1435 6.414556 5.254309 POINT (6.41456 5.25431) 59
1436 6.409027 4.454615 POINT (6.40903 4.45461) 58
1437 5.763154 2.770337 POINT (5.76315 2.77034) 47
1438 9.613874 1.371165 POINT (9.61387 1.37116) 0
1439 6.013953 3.622011 POINT (6.01395 3.62201) 57
1440 rows × 4 columns
I should note that actual shapefiles will have much more complicated shapes than this grid. I think there are a few places that this could be sped up:
- Not having to loop over every polygon (this will get unwieldy as P increases)
- Using a different algorithm for the point-in-poly. I feel like there should be a way to use STRtree to do this, but currently I've only been able to return the points (and not the indices).
- Vectorize dataframe operations (avoiding apply).
- Probably something else not on my radar (parallelization or something else)

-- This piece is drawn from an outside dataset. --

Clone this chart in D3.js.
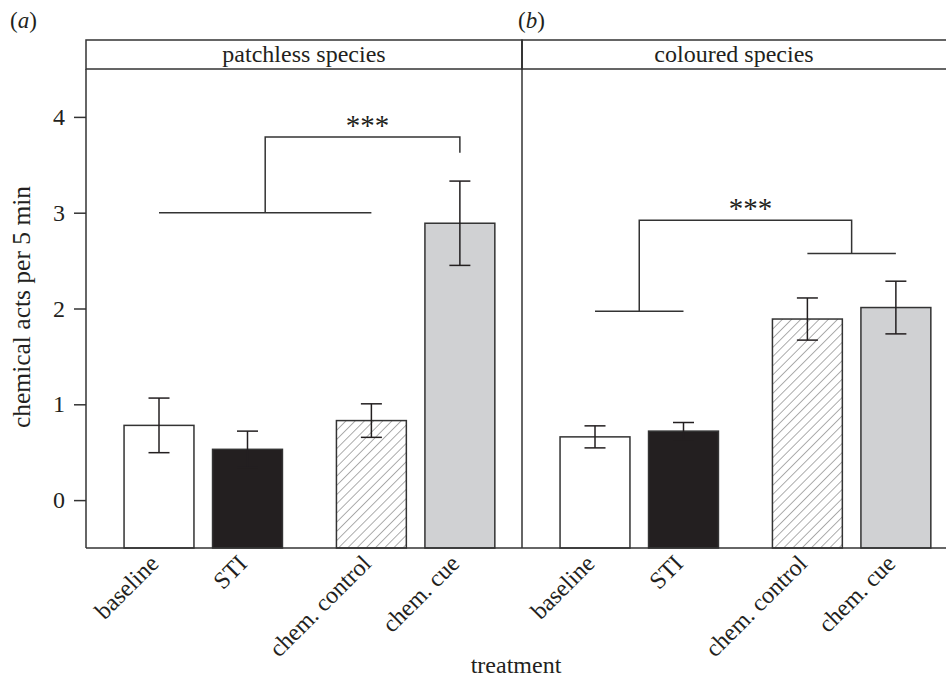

Beginning benchmarking: With a grid size of 10, point density of 10 (1440 points): took about 180ms With a grid size of 20, point density of 10 (4840 points): took about 2.8s With a grid size of 30, point density of 10 (10240 points): took about 12.8s With a grid size of 50, point density of 10 (27040 points): took about 1.5 mins So we can see this scales poorly.